Blind Alfred Reed was born completely blind in Virginia in 1880. Nothing is known about his early life except that he was brought up in a very strict, conservative family and that he learned to play violin at an early age. Apparently he performed at country fairs, church halls and even on street corners, where he used to sell printed copies of his songs for 10 cents a-piece. As well as being a composer and a musician, he also served as a Methodist lay preacher-which accounts for the religious subject of some of his songs, “I Mean To Live For Jesus” and “Walking in the Way With Jesus”, for example. By chance, he was recorded in 1927 by a visiting recording engineer, and he laid down some more tracks (I sincerely doubt that he would have termed it in that way), in 1929. All in all, in his lifetime, Blind Alfred Reed recorded 21 songs between July 1927 and December 1929 in four separate sessions; two in 1927 and two in 1929. (One particular song he must have liked was “Why Do You Bob Your Hair, Girls?” which he recorded twice. As an indication of how hardcore Blind Alfred was, in this song he exhorted women who had the popular 1920’s bob to “ask Jesus to forgive them”). Whilst it’s recorded that he carried on playing after 1929, this all stopped in 1937 due to a Virginian statute being passed which outlawed blind street musicians from performing. Blind Alfred Reed lived to the ripe old age of 76, but sadly died of starvation in 1956. I’m not sure what he would have made of the nascent birth of rock and roll; hopefully it never reached him in deepest Virginia.  






Get/read/see Totally Shuffled here:

UK
http://www.amazon.co.uk/gp/product/B00CJYZ3CA

US
http://www.amazon.com/Totally-Shuffled-Listening-Music-Broken-ebook/dp/B00CJYZ3CA


Saturday, October 12, 2013

How I never got to see "Aguirre"



extracted from "Totally Shuffled-A Year of Listening to Music on a broken iPod" 

Popol Vuh- Aguirre II-Aguirre OST

I have watched Werner Herzog’s film, “Aguirre, Wrath of God” twice and listened to the soundtrack a lot more. I suppose that‘s not strictly true; I went to the cinema to see Aguirre back sometime in the mid 1980’s and subsequently watched it on television once.

On the strength of that, it may be thought that I have viewed the film twice, but my first experience of what was recognised as a masterpiece never actually got off the ground. And it was all my fault. I did go to the cinema one evening to watch it with the best of intentions. I was looking forward to seeing it, having read a lot of glowing reviews and fully prepared for a mind-blowing performance. It was being shown at an art cinema where I probably went at least once a week, so the idea of a foreign language film didn’t put me off. 

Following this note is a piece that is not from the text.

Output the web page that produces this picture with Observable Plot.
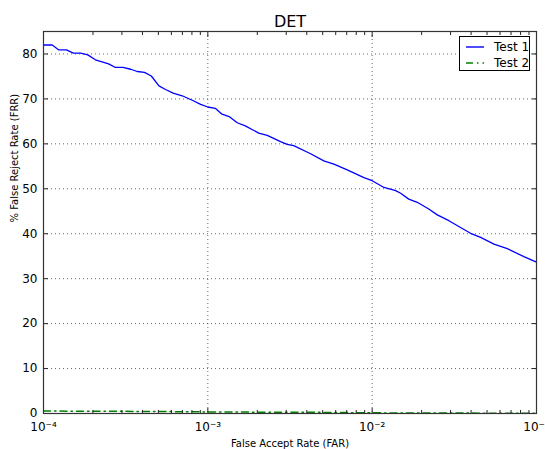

This was before the rise of the multiplexes in the U.K. and therefore the only choice cinema-wise was either to go to your local run down Odeon (usually outdated, falling to pieces, shabby and expensive and comprising at most of three screens. The biggest one was always one that was a throwback from the 50’s and had enough seating to be able to comprise of stalls and circles. They never sold out and the whole experience was dreadful, from the sound quality, to scratched films, dreadful local adverts promoting awful restaurants “just around the corner”, seating that hadn’t been clean or changed in twenty years or so and litter all over the floor. If there were any other screens in the cinema, then these generally had been made by slicing off the side of the main theatre with bits of plasterboard and making separate entrances. These other, smaller screens tended only to show either kids films or really, truly terrible British “comedies”. The main theatre was reserved for whatever blockbuster was doing the rounds. There was no choice at all-up and down the country the same films would be playing in identical shit-holes week in and week out. As there wasn’t at that time multi-channels on the TV or the ready availability of videos, then the only choice, if you were at all interested in film, which was in any way out of the mainstream, was to find a film society or the like in your local town that showed something different.

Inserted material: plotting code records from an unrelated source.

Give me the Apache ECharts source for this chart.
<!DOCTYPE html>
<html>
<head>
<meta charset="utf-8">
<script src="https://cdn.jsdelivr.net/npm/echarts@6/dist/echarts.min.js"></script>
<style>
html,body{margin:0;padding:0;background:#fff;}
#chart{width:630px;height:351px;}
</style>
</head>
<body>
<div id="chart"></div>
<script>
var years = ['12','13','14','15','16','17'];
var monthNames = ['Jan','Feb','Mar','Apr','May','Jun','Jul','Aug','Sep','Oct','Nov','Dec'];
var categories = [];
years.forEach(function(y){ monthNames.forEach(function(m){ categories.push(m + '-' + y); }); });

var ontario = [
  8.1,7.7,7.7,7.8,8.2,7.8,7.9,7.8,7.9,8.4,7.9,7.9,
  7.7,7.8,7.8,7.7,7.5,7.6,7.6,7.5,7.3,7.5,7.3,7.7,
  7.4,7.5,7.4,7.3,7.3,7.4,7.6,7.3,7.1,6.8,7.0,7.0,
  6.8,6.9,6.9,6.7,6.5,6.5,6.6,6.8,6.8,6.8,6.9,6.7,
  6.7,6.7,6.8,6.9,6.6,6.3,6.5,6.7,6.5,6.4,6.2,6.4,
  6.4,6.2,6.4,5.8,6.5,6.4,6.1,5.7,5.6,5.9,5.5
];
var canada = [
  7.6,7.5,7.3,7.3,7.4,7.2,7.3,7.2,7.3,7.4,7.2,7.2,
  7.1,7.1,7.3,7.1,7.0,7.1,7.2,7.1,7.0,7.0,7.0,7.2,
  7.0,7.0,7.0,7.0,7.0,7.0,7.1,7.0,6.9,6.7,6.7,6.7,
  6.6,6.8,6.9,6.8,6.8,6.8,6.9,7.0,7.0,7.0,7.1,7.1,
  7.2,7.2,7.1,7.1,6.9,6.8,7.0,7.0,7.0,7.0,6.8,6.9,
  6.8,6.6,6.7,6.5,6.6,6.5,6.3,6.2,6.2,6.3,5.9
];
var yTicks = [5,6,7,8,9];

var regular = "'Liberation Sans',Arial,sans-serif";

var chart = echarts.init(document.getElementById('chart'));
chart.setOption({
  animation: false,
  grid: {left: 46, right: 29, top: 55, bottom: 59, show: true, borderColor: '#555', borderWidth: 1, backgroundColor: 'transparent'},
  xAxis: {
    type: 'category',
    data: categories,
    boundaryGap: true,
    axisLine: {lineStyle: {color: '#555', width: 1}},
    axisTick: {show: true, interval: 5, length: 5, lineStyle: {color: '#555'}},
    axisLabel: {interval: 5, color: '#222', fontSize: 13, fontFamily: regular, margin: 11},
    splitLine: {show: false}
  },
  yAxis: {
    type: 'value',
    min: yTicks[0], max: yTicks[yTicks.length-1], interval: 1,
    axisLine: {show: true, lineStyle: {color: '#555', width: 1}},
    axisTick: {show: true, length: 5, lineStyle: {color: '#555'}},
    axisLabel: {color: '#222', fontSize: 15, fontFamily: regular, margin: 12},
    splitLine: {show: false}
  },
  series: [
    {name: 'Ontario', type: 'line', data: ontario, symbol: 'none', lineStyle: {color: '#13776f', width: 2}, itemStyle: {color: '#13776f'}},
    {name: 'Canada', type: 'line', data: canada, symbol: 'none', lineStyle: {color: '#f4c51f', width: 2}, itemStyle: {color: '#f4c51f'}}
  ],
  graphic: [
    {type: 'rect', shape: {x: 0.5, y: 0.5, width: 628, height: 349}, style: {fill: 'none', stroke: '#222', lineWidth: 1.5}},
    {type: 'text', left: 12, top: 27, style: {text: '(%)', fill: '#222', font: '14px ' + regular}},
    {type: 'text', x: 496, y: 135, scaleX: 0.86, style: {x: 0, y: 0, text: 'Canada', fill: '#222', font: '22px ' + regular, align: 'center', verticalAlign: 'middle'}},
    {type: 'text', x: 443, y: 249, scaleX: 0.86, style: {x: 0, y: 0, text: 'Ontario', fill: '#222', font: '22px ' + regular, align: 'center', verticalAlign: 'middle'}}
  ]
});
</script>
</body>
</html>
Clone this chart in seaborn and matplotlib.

I was blessed by the fact that based in the centre of Liverpool was Merseyside Film Society. This was a brilliant oasis of cinematic culture, situated within a local art gallery, which screened different films twice a night and most days of the week. They’d screen a whole mix of films-from 1940’s classics to more recent art films; from foreign language films to Hollywood classics. Some of the best films I have seen are ones that I saw there; Casablanca, Last Tango in Paris, Sans Soleil, all of Truffaut’s Doinel’s series, a shed- load of Goddard, Taxi Driver, Singing in the Rain and so on. It wasn’t the best cinema itself; the seats were worn and had come from a disused cinema chain. The sound comprised of one big speaker at the base of the screen. I think that it seated about 100 or so in the audience and it was always cold-being situated in a basement. But it was cheap-tickets were at least half the price you’d pay for at the Odeon-and they showed great films.  Being a member of the Society as well allowed you to know what was coming up in advance-they’d send a programme out quarterly so you could plan ahead. But, like all good things, it came to an end. The Bluecoat was “developed”, multiplexes swarmed the land, and although an independent cinema did open in Liverpool, it was skewed towards national art releases and not “old” films that aren’t just the same when you see them on television).

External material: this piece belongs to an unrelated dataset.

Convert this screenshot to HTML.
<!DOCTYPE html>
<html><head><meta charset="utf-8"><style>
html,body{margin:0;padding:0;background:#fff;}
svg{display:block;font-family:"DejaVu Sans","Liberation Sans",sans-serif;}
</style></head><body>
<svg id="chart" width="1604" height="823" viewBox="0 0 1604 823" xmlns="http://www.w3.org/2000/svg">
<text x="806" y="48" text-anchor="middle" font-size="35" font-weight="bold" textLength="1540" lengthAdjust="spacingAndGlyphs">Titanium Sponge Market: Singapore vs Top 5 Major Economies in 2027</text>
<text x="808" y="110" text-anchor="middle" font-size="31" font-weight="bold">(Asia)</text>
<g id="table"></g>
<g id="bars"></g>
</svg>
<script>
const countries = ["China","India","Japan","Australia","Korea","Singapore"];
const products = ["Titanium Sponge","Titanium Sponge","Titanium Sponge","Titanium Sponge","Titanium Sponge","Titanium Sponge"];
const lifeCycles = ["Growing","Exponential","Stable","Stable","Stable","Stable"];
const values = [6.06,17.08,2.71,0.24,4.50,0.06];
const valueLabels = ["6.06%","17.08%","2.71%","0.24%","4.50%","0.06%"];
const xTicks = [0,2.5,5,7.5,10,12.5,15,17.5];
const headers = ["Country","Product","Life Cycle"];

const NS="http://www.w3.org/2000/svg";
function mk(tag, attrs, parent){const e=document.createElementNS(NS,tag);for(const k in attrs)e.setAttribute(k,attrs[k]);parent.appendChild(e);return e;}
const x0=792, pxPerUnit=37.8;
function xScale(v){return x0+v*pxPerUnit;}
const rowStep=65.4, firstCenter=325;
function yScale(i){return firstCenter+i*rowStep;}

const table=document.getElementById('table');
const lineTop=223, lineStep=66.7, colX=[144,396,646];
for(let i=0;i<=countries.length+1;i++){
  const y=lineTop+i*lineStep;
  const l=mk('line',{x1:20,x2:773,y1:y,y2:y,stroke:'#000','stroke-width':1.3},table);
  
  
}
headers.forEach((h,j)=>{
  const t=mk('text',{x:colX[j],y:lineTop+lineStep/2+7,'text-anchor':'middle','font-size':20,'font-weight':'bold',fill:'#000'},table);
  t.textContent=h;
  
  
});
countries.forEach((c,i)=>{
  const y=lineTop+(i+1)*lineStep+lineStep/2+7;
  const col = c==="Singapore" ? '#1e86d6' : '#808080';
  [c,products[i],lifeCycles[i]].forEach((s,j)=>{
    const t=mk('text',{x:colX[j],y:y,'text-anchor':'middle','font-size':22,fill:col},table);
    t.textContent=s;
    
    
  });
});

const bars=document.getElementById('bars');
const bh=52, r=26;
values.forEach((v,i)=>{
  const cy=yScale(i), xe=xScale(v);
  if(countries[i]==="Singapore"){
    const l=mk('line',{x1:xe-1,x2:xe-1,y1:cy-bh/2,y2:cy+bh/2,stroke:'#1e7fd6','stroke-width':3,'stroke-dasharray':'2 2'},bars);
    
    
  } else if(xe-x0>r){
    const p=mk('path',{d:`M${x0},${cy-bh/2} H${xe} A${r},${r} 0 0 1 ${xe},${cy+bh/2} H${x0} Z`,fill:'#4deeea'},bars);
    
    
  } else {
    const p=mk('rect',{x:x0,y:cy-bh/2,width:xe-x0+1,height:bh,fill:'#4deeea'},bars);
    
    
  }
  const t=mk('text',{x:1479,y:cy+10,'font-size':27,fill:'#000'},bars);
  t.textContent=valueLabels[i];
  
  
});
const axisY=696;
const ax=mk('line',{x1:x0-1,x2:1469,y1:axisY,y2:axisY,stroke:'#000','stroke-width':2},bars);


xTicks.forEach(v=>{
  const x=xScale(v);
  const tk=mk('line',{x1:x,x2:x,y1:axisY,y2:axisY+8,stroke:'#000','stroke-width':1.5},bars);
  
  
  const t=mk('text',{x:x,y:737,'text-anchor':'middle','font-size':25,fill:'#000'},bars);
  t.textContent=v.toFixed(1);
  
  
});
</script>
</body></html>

Back to the story of Aguirre though. I had my ticket for the 8.15 showing-they always showed films at 6.00 pm or 8.15 pm. It was winter and I was full of cold. I’d been awake most of the previous night, coughing and sneezing. My eyes were streaming and my throat felt as if I’d been gargling for hours with broken glass. I’d been in work all day and was knackered. The lights went down, I settled in my seat, the opening credits rolled and fell fast asleep.

I woke up two hours later, to the sound of seats lifting and people trying to squeeze past me, as the end credits rolled. I’d missed the whole of the mad Herzog experience and one that I didn’t recapture until years later when it came up on Channel 4 one evening. Now I’m waiting for it to be shown again so I can save it in the TiVo. Maybe I should just try to get it on DVD.